Другая проблема Гомера -- это чрезмерная добросовестность переводчиков, находящихся в плену вредной иллюзии, будто любой текст должен быть передан адекватно. Очень досаждают при чтении поэм сложные эпитеты: "розоперстая", "звонкоголосый", "медноострый", "копьеборец" (это ж надо удумать такого словесного урода, что-то наподобие "автоматостреляльщик" или "автомобилеводитель": и попробуй повосхищайся после этого Гомером). Все такие эпитеты естественно образуются в древнегреческом из сцепления двух слов, в русском же гораздо естественнее выразить их словосочетаниями: "с крашеными ногтями", "[человек] со звонким голосом", "медное заостренное [копье]".. Ну а уж как справиться с "копьеборцем" даже не знаю. Могу только сказать, что в немецком переводе Фосса (а именно с него, а не греческого оригинала набрался всех этих эпитетов Жуковский) даже намека на этого человека-придатка оружия нету. То есть передача смысла вполне решаема средствами русского языка.
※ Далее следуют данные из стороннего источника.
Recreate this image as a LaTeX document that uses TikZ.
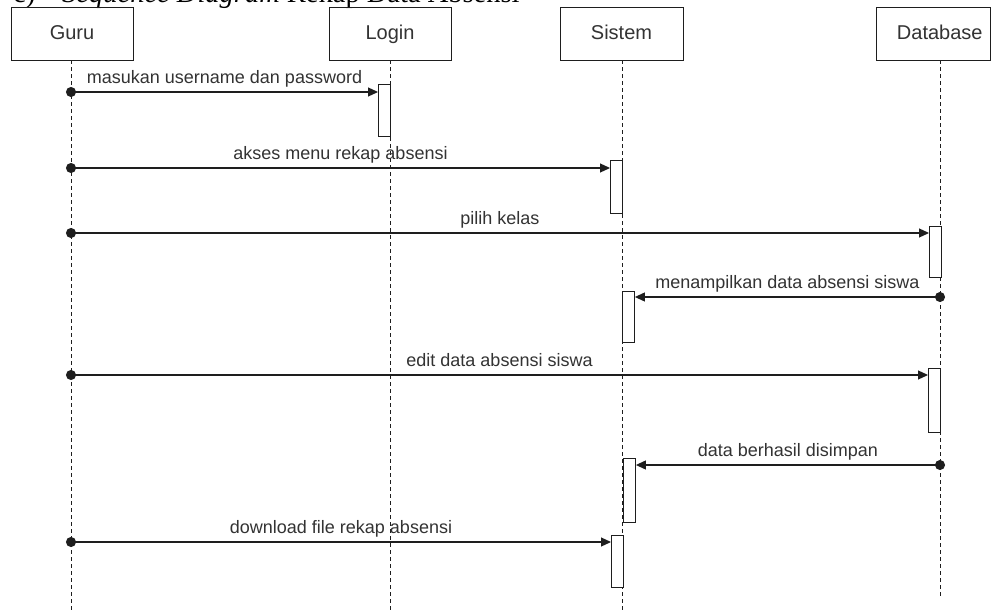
\documentclass[tikz,border=0pt]{standalone}
\usepackage{fontspec}
\setmainfont{Liberation Serif}
\newfontfamily\diagfont{Liberation Sans}
\usetikzlibrary{arrows.meta}
\definecolor{ink}{HTML}{1E1E1E}
\definecolor{txt}{HTML}{333333}

\tikzset{
  actor/.style={draw=ink, line width=0.9pt, minimum height=53pt, inner sep=0pt,
    text height=16pt, text depth=3pt,
    font=\diagfont\fontsize{20}{24}\selectfont, text=txt},
  lifeline/.style={draw=ink, line width=0.8pt, dash pattern=on 4pt off 3pt},
  activation/.style={draw=ink, fill=white, line width=0.9pt, minimum width=12pt,
    inner sep=0pt, anchor=north west},
  msg/.style={draw=ink, line width=1.1pt, shorten <=-5pt,
    {Circle[length=10pt]}-{Triangle[length=10pt,width=9pt]}},
  lbl/.style={font=\diagfont\fontsize{18}{20}\selectfont, text=txt, anchor=base, inner sep=0pt},
}

\begin{document}
\begin{tikzpicture}[x=1pt,y=-1pt]
\clip (0,0) rectangle (992,610);
\fill[white] (0,0) rectangle (992,610);

% caption line above the diagram
\node[anchor=base west, inner sep=0pt, font=\fontsize{28.5}{30}\selectfont] (capnum) at (13,3) {c)};
\node[anchor=base west, inner sep=0pt, font=\fontsize{28.5}{30}\selectfont] (caption) at (62,3)
  {\textit{Sequence Diagram} Rekap Data Absensi};

% participants
\node[actor, minimum width=122pt] (guru) at (72,33.5) {Guru};
\node[actor, minimum width=122pt] (login) at (390,33.5) {Login};
\node[actor, minimum width=123pt] (sistem) at (621.5,33.5) {Sistem};
\node[actor, anchor=east, inner xsep=8pt, text width=98pt, align=right] (db) at (991,33.5) {Database};

% lifeline end points
\coordinate (guruEnd) at (71,610);
\coordinate (loginEnd) at (390,610);
\coordinate (sistemEnd) at (622,610);
\coordinate (dbTop) at (940,60);
\coordinate (dbEnd) at (940,597);

\draw[lifeline] (guru.south -| guruEnd) -- (guruEnd);
\draw[lifeline] (login.south -| loginEnd) -- (loginEnd);
\draw[lifeline] (sistem.south -| sistemEnd) -- (sistemEnd);
\draw[lifeline] (dbTop) -- (dbEnd);

% activation bars
\node[activation, minimum height=52pt] (a1) at (378,84) {};
\node[activation, minimum height=53pt] (a2) at (610,160) {};
\node[activation, minimum height=51pt] (a3) at (929,226) {};
\node[activation, minimum height=51pt] (a4) at (622,291) {};
\node[activation, minimum height=64pt] (a5) at (928,368) {};
\node[activation, minimum height=64pt] (a6) at (623,458) {};
\node[activation, minimum height=52pt] (a7) at (611,535) {};

% message start points on the lifelines
\coordinate (m1) at (71,92);
\coordinate (m2) at (71,168);
\coordinate (m3) at (71,233);
\coordinate (m4) at (940,297);
\coordinate (m5) at (71,375);
\coordinate (m6) at (940,465);
\coordinate (m7) at (71,542);

% messages
\draw[msg] (m1) -- (a1.west |- m1) node[lbl, pos=0.5, yshift=9pt] (l1) {masukan username dan password};
\draw[msg] (m2) -- (a2.west |- m2) node[lbl, pos=0.5, yshift=9pt] (l2) {akses menu rekap absensi};
\draw[msg] (m3) -- (a3.west |- m3) node[lbl, pos=0.5, yshift=9pt] (l3) {pilih kelas};
\draw[msg] (m4) -- (a4.east |- m4) node[lbl, pos=0.5, yshift=9pt] (l4) {menampilkan data absensi siswa};
\draw[msg] (m5) -- (a5.west |- m5) node[lbl, pos=0.5, yshift=9pt] (l5) {edit data absensi siswa};
\draw[msg] (m6) -- (a6.east |- m6) node[lbl, pos=0.5, yshift=9pt] (l6) {data berhasil disimpan};
\draw[msg] (m7) -- (a7.west |- m7) node[lbl, pos=0.5, yshift=9pt] (l7) {download file rekap absensi};
\end{tikzpicture}
\end{document}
Достают читателя и бесконечные повторения одного и того же. Знаменитая сцена сошествия Одиссея в царство мертвых повторяется в поэме 3 раза: сначала как пророчество, потом как рассказ, и, наконец, как воспоминание. И каждый раз она повторяется слово в слово. Эта монотонная повторяемость касается не только сюжета, но и отдельных персонажей и описаний. Так некий Керой встречается в "Илиаде" трижды и всегда с одной и той же присказкой: "Керой, однако, смиренный, уж в царство Аида сошел он". Алкиной либо "богоравный", либо "между всех феакийских мужей наилучший". Для изучающего иностранные язык такое повторение одного и того же в разных местах было бы только за благо, но читателя оно подмывает швырнуть книгу о стенку.

К Гомеру или кто там составлял эти поэмы, претензий мало. Эти поэмы были типичными прозведениями устного народного творчества, а значит существовали в цельном виде только в головах слушателей. Рассказывались или точнее пропевались аэдом только отдельные эпизоды. И хотя слушатели держали в голове весь сюжет, характеристики отдельных персонажей или перепетии сюжета, все же напомнить при передаче эпизода не мешало. Когда же эти фрагменты собрали в одно целое (а случилось эти при афинском тиране Писистрате), то при отсутствии должной в те ранние эпохи филологической культуры, туда прорвались и все эти ненужные повторения. Думаю задача переводчика здесь была бы не тупо переводить эти сшитую на живульку лоскутные поэмы, а скомпоновать их по законам последовательного действия именно для целей книжного восприятия.

Так что при должном переводе Гомеру вполне может быть уготовано приличное место не только в литературных учебниках, но и в читательском сердце.